## BEGIN
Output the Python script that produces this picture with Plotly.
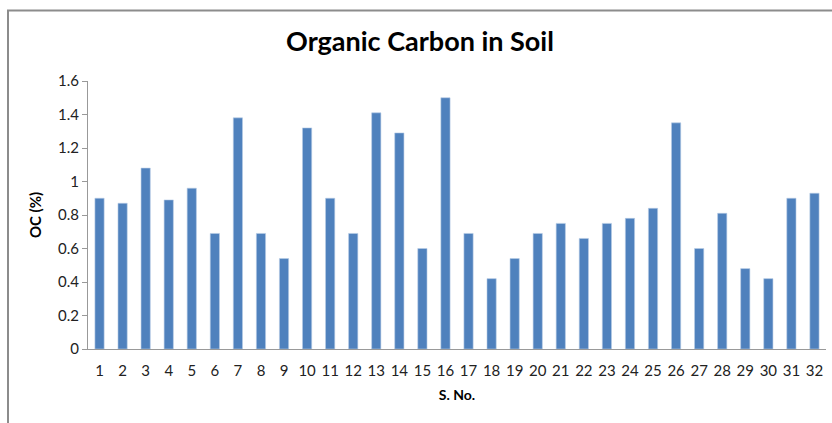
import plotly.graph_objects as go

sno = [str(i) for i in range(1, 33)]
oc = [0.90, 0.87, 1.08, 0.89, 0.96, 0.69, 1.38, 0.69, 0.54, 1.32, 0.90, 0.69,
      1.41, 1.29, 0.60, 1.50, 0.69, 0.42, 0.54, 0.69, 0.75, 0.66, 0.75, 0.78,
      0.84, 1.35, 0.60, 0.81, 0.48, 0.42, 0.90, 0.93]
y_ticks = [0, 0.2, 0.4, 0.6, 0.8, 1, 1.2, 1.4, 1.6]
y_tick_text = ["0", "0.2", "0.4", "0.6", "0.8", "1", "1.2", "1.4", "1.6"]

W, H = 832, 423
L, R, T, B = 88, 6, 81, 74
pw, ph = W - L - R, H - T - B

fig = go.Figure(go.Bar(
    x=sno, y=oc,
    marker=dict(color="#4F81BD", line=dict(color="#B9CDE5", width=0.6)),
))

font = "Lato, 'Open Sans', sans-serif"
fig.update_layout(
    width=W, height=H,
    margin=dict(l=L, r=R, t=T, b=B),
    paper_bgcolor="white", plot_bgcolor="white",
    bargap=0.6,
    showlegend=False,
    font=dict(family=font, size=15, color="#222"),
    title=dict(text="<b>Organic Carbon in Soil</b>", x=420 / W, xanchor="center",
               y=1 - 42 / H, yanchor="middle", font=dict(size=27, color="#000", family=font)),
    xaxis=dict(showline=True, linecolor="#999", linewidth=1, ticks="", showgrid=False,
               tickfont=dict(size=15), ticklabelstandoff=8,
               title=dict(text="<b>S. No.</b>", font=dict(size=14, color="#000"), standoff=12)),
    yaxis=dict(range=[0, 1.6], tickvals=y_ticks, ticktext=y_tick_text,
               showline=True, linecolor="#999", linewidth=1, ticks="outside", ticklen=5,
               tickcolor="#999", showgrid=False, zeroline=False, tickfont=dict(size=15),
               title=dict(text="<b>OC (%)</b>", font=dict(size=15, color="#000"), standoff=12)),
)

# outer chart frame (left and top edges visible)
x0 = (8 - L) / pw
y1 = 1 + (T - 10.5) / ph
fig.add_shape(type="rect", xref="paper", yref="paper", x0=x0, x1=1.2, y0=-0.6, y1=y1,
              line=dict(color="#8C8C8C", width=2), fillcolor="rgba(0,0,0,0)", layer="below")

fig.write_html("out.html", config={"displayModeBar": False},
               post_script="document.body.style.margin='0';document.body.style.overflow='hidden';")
## END
Your copy of the data above should match it exactly, except that pictures are left out.

Output the Python script that produces this picture with Plotly.
import plotly.graph_objects as go

sno = [str(i) for i in range(1, 33)]
oc = [0.90, 0.87, 1.08, 0.89, 0.96, 0.69, 1.38, 0.69, 0.54, 1.32, 0.90, 0.69,
      1.41, 1.29, 0.60, 1.50, 0.69, 0.42, 0.54, 0.69, 0.75, 0.66, 0.75, 0.78,
      0.84, 1.35, 0.60, 0.81, 0.48, 0.42, 0.90, 0.93]
y_ticks = [0, 0.2, 0.4, 0.6, 0.8, 1, 1.2, 1.4, 1.6]
y_tick_text = ["0", "0.2", "0.4", "0.6", "0.8", "1", "1.2", "1.4", "1.6"]

W, H = 832, 423
L, R, T, B = 88, 6, 81, 74
pw, ph = W - L - R, H - T - B

fig = go.Figure(go.Bar(
    x=sno, y=oc,
    marker=dict(color="#4F81BD", line=dict(color="#B9CDE5", width=0.6)),
))

font = "Lato, 'Open Sans', sans-serif"
fig.update_layout(
    width=W, height=H,
    margin=dict(l=L, r=R, t=T, b=B),
    paper_bgcolor="white", plot_bgcolor="white",
    bargap=0.6,
    showlegend=False,
    font=dict(family=font, size=15, color="#222"),
    title=dict(text="<b>Organic Carbon in Soil</b>", x=420 / W, xanchor="center",
               y=1 - 42 / H, yanchor="middle", font=dict(size=27, color="#000", family=font)),
    xaxis=dict(showline=True, linecolor="#999", linewidth=1, ticks="", showgrid=False,
               tickfont=dict(size=15), ticklabelstandoff=8,
               title=dict(text="<b>S. No.</b>", font=dict(size=14, color="#000"), standoff=12)),
    yaxis=dict(range=[0, 1.6], tickvals=y_ticks, ticktext=y_tick_text,
               showline=True, linecolor="#999", linewidth=1, ticks="outside", ticklen=5,
               tickcolor="#999", showgrid=False, zeroline=False, tickfont=dict(size=15),
               title=dict(text="<b>OC (%)</b>", font=dict(size=15, color="#000"), standoff=12)),
)

# outer chart frame (left and top edges visible)
x0 = (8 - L) / pw
y1 = 1 + (T - 10.5) / ph
fig.add_shape(type="rect", xref="paper", yref="paper", x0=x0, x1=1.2, y0=-0.6, y1=y1,
              line=dict(color="#8C8C8C", width=2), fillcolor="rgba(0,0,0,0)", layer="below")

fig.write_html("out.html", config={"displayModeBar": False},
               post_script="document.body.style.margin='0';document.body.style.overflow='hidden';")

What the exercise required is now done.